IRHP2 expired after 3 years, with your final payment being made on 11 April 2011, after total net cumulative payments of £146,424.64. No further scheduled monthly payments were made.
As at 28 April 2011 you had made net cumulative payments in respect of IRHP1 of £167,592.44. However, after deducting the cost of the Replacement IRHP, your net payments in respect of IRHP1 would have been £156,325.72 (being £167,592.44 - £11,266.72).
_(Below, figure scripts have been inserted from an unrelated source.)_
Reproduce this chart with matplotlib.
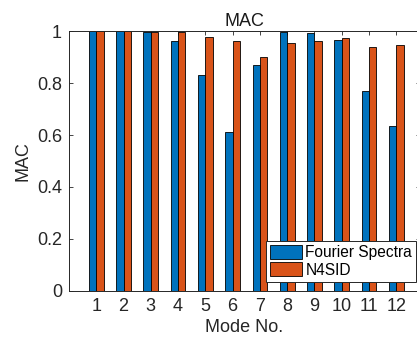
import matplotlib
matplotlib.use('Agg')
import matplotlib.pyplot as plt
import numpy as np

plt.rcParams['font.family'] = ['Liberation Sans', 'DejaVu Sans']

modes = [1, 2, 3, 4, 5, 6, 7, 8, 9, 10, 11, 12]
mac_fourier = [1.0, 1.0, 0.998, 0.963, 0.833, 0.611, 0.870, 0.999, 0.992, 0.968, 0.771, 0.634]
mac_n4sid = [1.0, 1.0, 0.998, 0.999, 0.979, 0.964, 0.900, 0.955, 0.963, 0.973, 0.941, 0.946]
labels = ['Fourier Spectra', 'N4SID']

C_BLUE = '#0072BD'
C_ORANGE = '#D95319'
C_AX = '#262626'

fig = plt.figure(figsize=(4.17, 3.40), dpi=100)
ax = fig.add_axes([69 / 417, (340 - 290.7) / 340, 350.5 / 417, 259.4 / 340])

x = np.array(modes, dtype=float)
w = 0.27
ax.bar(x - 0.135, mac_fourier, width=w, color=C_BLUE, edgecolor='black', linewidth=0.6,
       label=labels[0], zorder=2)
ax.bar(x + 0.135, mac_n4sid, width=w, color=C_ORANGE, edgecolor='black', linewidth=0.6,
       label=labels[1], zorder=2)

ax.set_xlim(0, 12.85)
ax.set_ylim(0, 1)
ax.set_xticks(modes)
ax.set_yticks([0, 0.2, 0.4, 0.6, 0.8, 1.0])
ax.set_yticklabels(['0', '0.2', '0.4', '0.6', '0.8', '1'])
ax.tick_params(direction='in', length=3, width=0.6, colors=C_AX, labelsize=13,
               top=True, right=True, pad=5)
for s in ax.spines.values():
    s.set_color(C_AX)
    s.set_linewidth(0.7)

ax.set_title('MAC', fontsize=13, color='#1a1a1a', pad=4)
ax.set_xlabel('Mode No.', fontsize=13, color=C_AX, labelpad=3)
ax.set_ylabel('MAC', fontsize=13, color=C_AX, labelpad=4)

leg = ax.legend(loc='lower left', bbox_to_anchor=(0.561, 0.035), fontsize=11.2,
                fancybox=False, framealpha=1, edgecolor=C_AX, borderpad=0.25,
                handlelength=2.1, handleheight=1.0, handletextpad=0.2,
                labelspacing=0.15, borderaxespad=0)
leg.get_frame().set_linewidth(0.7)

fig.savefig('out.png', dpi=100)
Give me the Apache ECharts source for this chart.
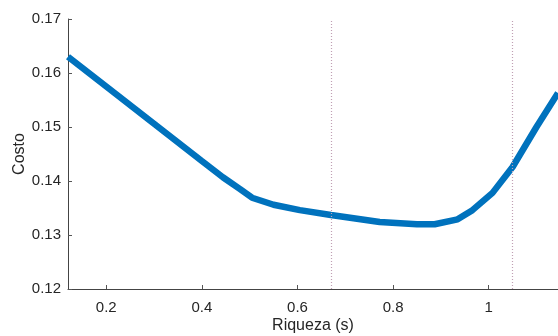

No further scheduled monthly payments were made.
Bank records from May 2011 noted that:
- the Bank was not being fully appraised of the ongoing payment position in respect of the HMRC debt;
- all rental income was still not being received into the agreed Holmcroft accounts;
- despite assurances that agents would be instructed to market and sell certain properties in Holmcroft, this had not progressed;
- an offer for £5.7m had been rejected for the care home, with HNHL, preferring to attempt to increase occupancy and achieve a sale price in excess of £6m;
- no progress had been made in respect of the timely receipt and improvement of management information; and
- given the various ongoing issues and concerns, and the passage of time with no progress in respect of the relationship between Holmcroft, HNHL, Mr Kibble and the Bank, the appointment of LPA Receivers was appropriate.
The Bank appointed LPA Receivers over various properties owned by Holmcroft on 17 May 2011."
i) But for the hedging payments, Holmcroft would have had a credit balance on its current account.ii) Barclays and KPMG were wrong to treat the financial difficulties of HNHL as having any material impact on the position of Holmcroft.
They advanced it, and gave detailed reasons to support it. They did not then (or now in reality) take issue with the accuracy or content of the summary of the Zeus records set out in the consequential loss decision. If they had wanted to they had ample opportunity to do so. They did not need copies of the Zeus records to permit them to do so.